Data excerpts:
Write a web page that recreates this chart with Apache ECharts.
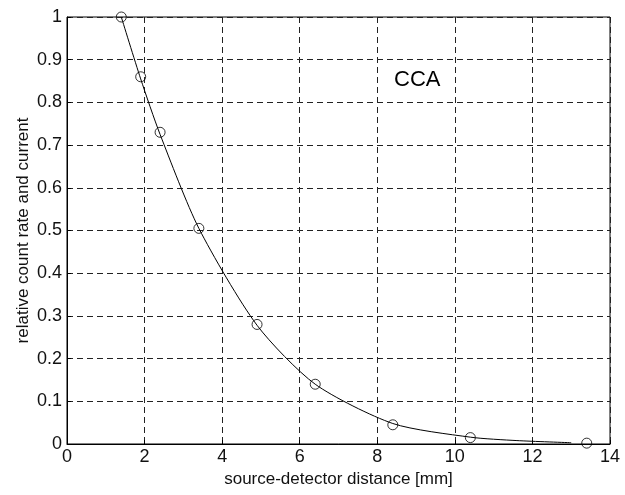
<!DOCTYPE html>
<html>
<head>
<meta charset="utf-8">
<script src="https://cdn.jsdelivr.net/npm/echarts@6/dist/echarts.min.js"></script>
<style>html,body{margin:0;padding:0;background:#fff}#c{width:625px;height:495px}</style>
</head>
<body>
<div id="c"></div>
<script>
// measured points (distance mm, relative value)
const distances = [1.4, 1.9, 2.4, 3.4, 4.9, 6.4, 8.4, 10.4, 13.4];
const relValues = [1.0, 0.86, 0.73, 0.505, 0.28, 0.14, 0.045, 0.015, 0.002];
// fitted curve
const curveX = [1.4, 1.9, 2.4, 3.4, 4.9, 6.4, 8.4, 10.4, 11.6, 13.0];
const curveY = [1.0, 0.855, 0.725, 0.505, 0.278, 0.14, 0.048, 0.016, 0.008, 0.003];
const xTicks = [0, 2, 4, 6, 8, 10, 12, 14];
const yTicks = [0, 0.1, 0.2, 0.3, 0.4, 0.5, 0.6, 0.7, 0.8, 0.9, 1];
const labelText = 'CCA';

const font = 'Liberation Sans, Arial, Helvetica, sans-serif';
const chart = echarts.init(document.getElementById('c'), null, {renderer: 'canvas'});
chart.setOption({
  animation: false,
  backgroundColor: '#fff',
  grid: {left: 67, right: 15, top: 17, bottom: 51, show: true, borderColor: '#000', borderWidth: 1},
  xAxis: {
    type: 'value', min: xTicks[0], max: xTicks[xTicks.length - 1], interval: 2,
    name: 'source-detector distance [mm]', nameLocation: 'middle', nameGap: 27,
    nameMoveOverlap: false,
    nameTextStyle: {fontFamily: font, fontSize: 17, color: '#111'},
    axisLine: {show: true, lineStyle: {color: '#000', width: 1}},
    axisTick: {show: true, inside: true, length: 4, lineStyle: {color: '#000'}},
    axisLabel: {fontFamily: font, fontSize: 18, color: '#111', margin: 4},
    splitLine: {show: true, lineStyle: {color: '#222', type: [6, 4], width: 1}}
  },
  yAxis: {
    type: 'value', min: yTicks[0], max: yTicks[yTicks.length - 1], interval: 0.1,
    name: 'relative count rate and current', nameLocation: 'middle', nameGap: 35,
    nameMoveOverlap: false,
    nameTextStyle: {fontFamily: font, fontSize: 17, color: '#111'},
    axisLine: {show: true, lineStyle: {color: '#000', width: 1}},
    axisTick: {show: true, inside: true, length: 4, lineStyle: {color: '#000'}},
    axisLabel: {fontFamily: font, fontSize: 18, color: '#111', margin: 5,
      formatter: v => String(Math.round(v * 10) / 10)},
    splitLine: {show: true, lineStyle: {color: '#222', type: [6, 4], width: 1}}
  },
  graphic: [{
    type: 'text', left: 394, top: 69,
    style: {text: labelText, fontFamily: font, fontSize: 22, fill: '#000'}
  }],
  series: [
    {
      type: 'line', data: curveX.map((x, i) => [x, curveY[i]]),
      showSymbol: false, smooth: 0.25,
      lineStyle: {color: '#000', width: 1}, z: 3
    },
    {
      type: 'scatter', data: distances.map((x, i) => [x, relValues[i]]),
      symbol: 'circle', symbolSize: 10,
      itemStyle: {color: 'rgba(0,0,0,0)', borderColor: '#000', borderWidth: 1}, z: 4
    }
  ]
});
</script>
</body>
</html>
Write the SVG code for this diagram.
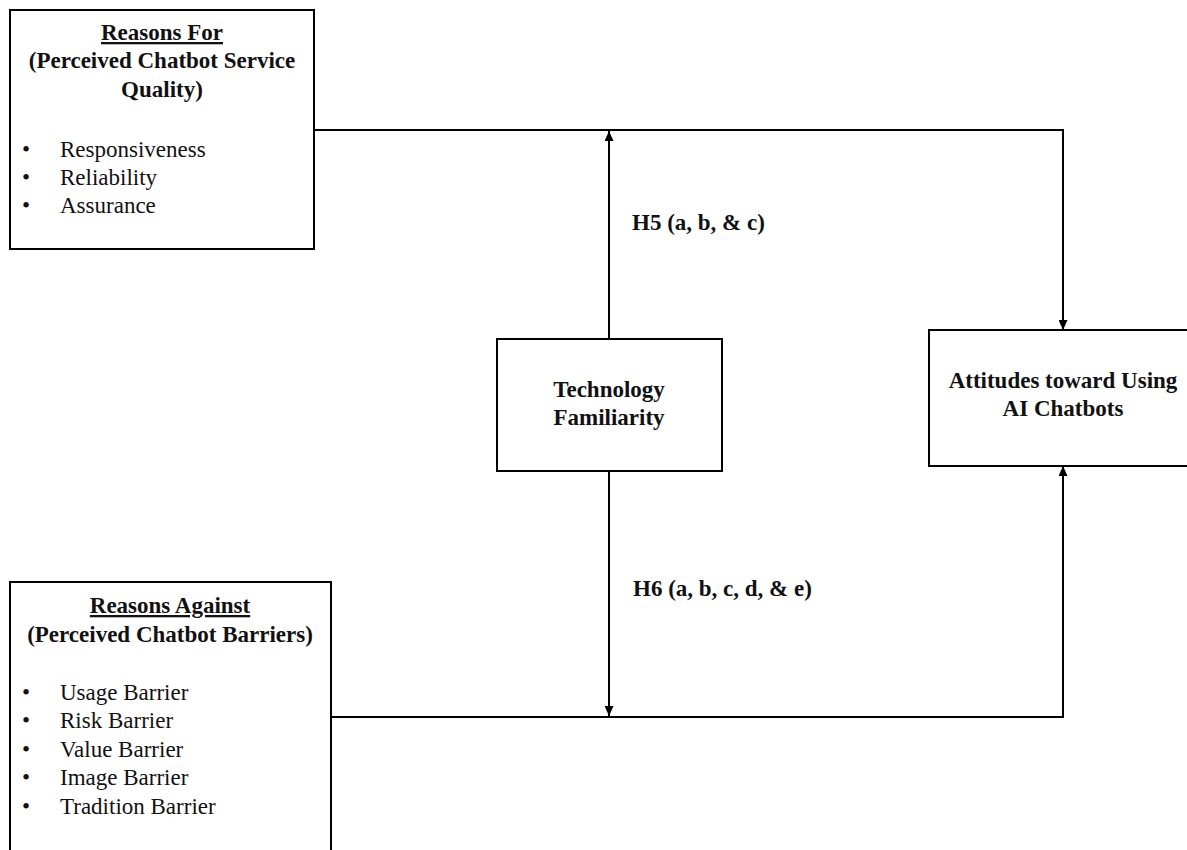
<svg xmlns="http://www.w3.org/2000/svg" width="1187" height="850" viewBox="0 0 1187 850">
  <style>
    .box { fill: #ffffff; stroke: #000000; stroke-width: 2; }
    .wire { fill: none; stroke: #000000; stroke-width: 2; }
    text { font-family: "Liberation Serif", "Times New Roman", serif; font-size: 23px; fill: #111111; }
    .b { font-weight: bold; }
    .c { text-anchor: middle; }
    .u { text-decoration: underline; }
  </style>
  <defs>
    <marker id="arrow" markerUnits="userSpaceOnUse" markerWidth="10" markerHeight="9" refX="10" refY="4.5" orient="auto">
      <path d="M0,0 L10,4.5 L0,9 z" fill="#000000"/>
    </marker>
  </defs>

  <!-- connectors -->
  <g id="connectors">
    <polyline class="wire" points="314,130 1063,130 1063,330" marker-end="url(#arrow)"/>
    <polyline class="wire" points="331,717 1063,717 1063,466" marker-end="url(#arrow)"/>
    <line class="wire" x1="609" y1="339" x2="609" y2="131" marker-end="url(#arrow)"/>
    <line class="wire" x1="609" y1="471" x2="609" y2="716" marker-end="url(#arrow)"/>
    <text class="b" x="632" y="230">H5 (a, b, &amp; c)</text>
    <text class="b" x="633" y="596">H6 (a, b, c, d, &amp; e)</text>
  </g>

  <!-- reasons for -->
  <g id="reasons-for">
    <rect class="box" x="10" y="10" width="304" height="239"/>
    <text class="b c u" x="162" y="40">Reasons For</text>
    <text class="b c" x="162" y="68">(Perceived Chatbot Service</text>
    <text class="b c" x="162" y="97">Quality)</text>
    <text x="22" y="157">•</text><text x="60" y="157">Responsiveness</text>
    <text x="22" y="185">•</text><text x="60" y="185">Reliability</text>
    <text x="22" y="213">•</text><text x="60" y="213">Assurance</text>
  </g>

  <!-- reasons against -->
  <g id="reasons-against">
    <rect class="box" x="10" y="582" width="321" height="290"/>
    <text class="b c u" x="170" y="613">Reasons Against</text>
    <text class="b c" x="170" y="642">(Perceived Chatbot Barriers)</text>
    <text x="22" y="700">•</text><text x="60" y="700">Usage Barrier</text>
    <text x="22" y="728">•</text><text x="60" y="728">Risk Barrier</text>
    <text x="22" y="757">•</text><text x="60" y="757">Value Barrier</text>
    <text x="22" y="785">•</text><text x="60" y="785">Image Barrier</text>
    <text x="22" y="814">•</text><text x="60" y="814">Tradition Barrier</text>
  </g>

  <!-- moderator -->
  <g id="technology-familiarity">
    <rect class="box" x="497" y="339" width="225" height="132"/>
    <text class="b c" x="609" y="397">Technology</text>
    <text class="b c" x="609" y="425">Familiarity</text>
  </g>

  <!-- outcome -->
  <g id="attitudes">
    <rect class="box" x="929" y="330" width="270" height="136"/>
    <text class="b c" x="1063" y="388">Attitudes toward Using</text>
    <text class="b c" x="1063" y="416">AI Chatbots</text>
  </g>
</svg>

Set problem: Count how many lines of the data include the word "Write". Your reply should be that number alone.

Result: 2